On Deadened Ears
Everyone who knows the relationship between a regular old pencil and a cassette has, at the very least, a latent awareness of sound degradation. Waiting for the announcer to stop talking over the track with your finger on the pause button of the trusty double tape deck with in-built receiver. Or perhaps it was finding just the right angle to hold the headphones from the radio over the mic of the separate portable tape recorder. We wanted the music we loved to come with us and play on command.

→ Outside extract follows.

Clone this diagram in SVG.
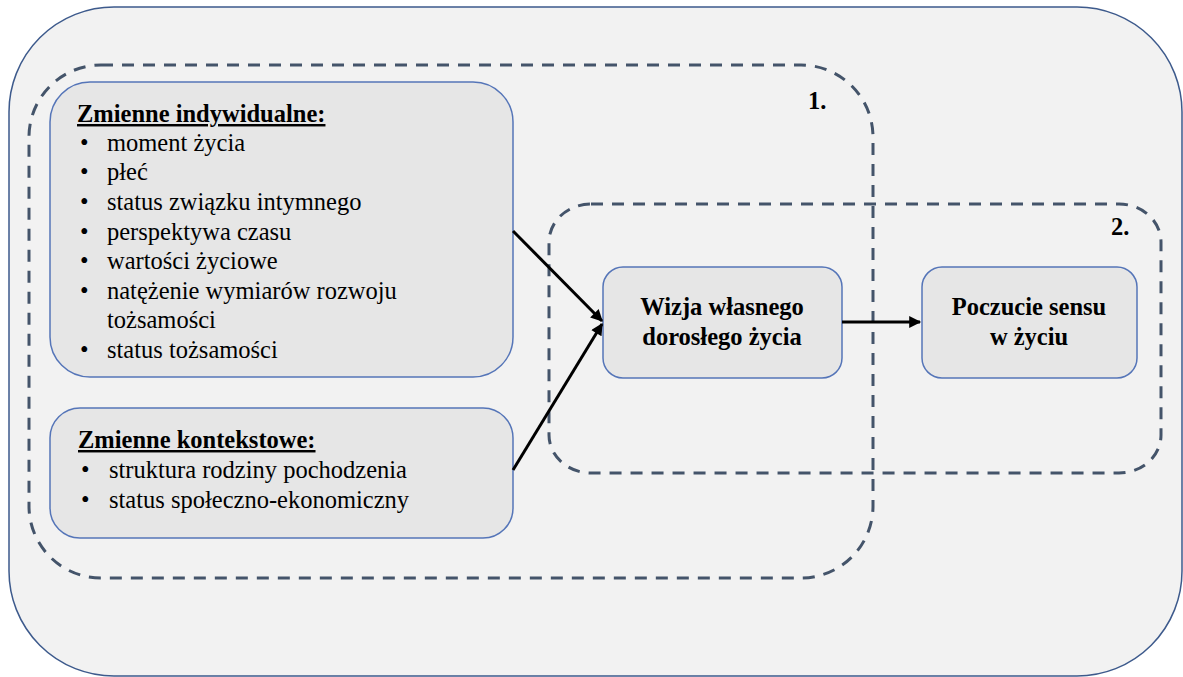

As long as it was recognisable enough the quality was irrelevant.
As someone who has only ever owned very few albums on vinyl, it wasn’t until I finally had a system good enough to hear the difference between the hand-tracklisted cassette copy of Roots made by a friend to the newly purchased CD version that I recall hearing it first. That effect of the familiar sounds opening up in all directions. Later Isoleé through a pair of HD-25s and the focus of the details edging as close to synaesthetic as ever experienced; textures rising and walking, full of personality and purpose.
To have your ears opened is a magical experience. To have them dulled is a deep sadness but only conspicuous if it’s immediate. Recently I’ve come to realise that my auditory expectations have become deadened by the insidious dual-headed fraudster of technology and convenience. Without ever bothering to look into it, I’d assumed that a 320kps mp3 was at least on-par with a CD recording, and that 120kps wasn’t even to be farted at. That gap of 200k was somehow the difference between a Bieber fan and an Electric Wizard connoisseur.
Recently, between a rant from an old friend, reading his eloquent missive about same and watching enthralled as Tony Andrews slowly dismantled my modern auditory assumptions, one thing has become clear: at least one of my senses has verifiably been inhabiting a poor facsimile of actual potential.
Thank you all for the slap in the ear.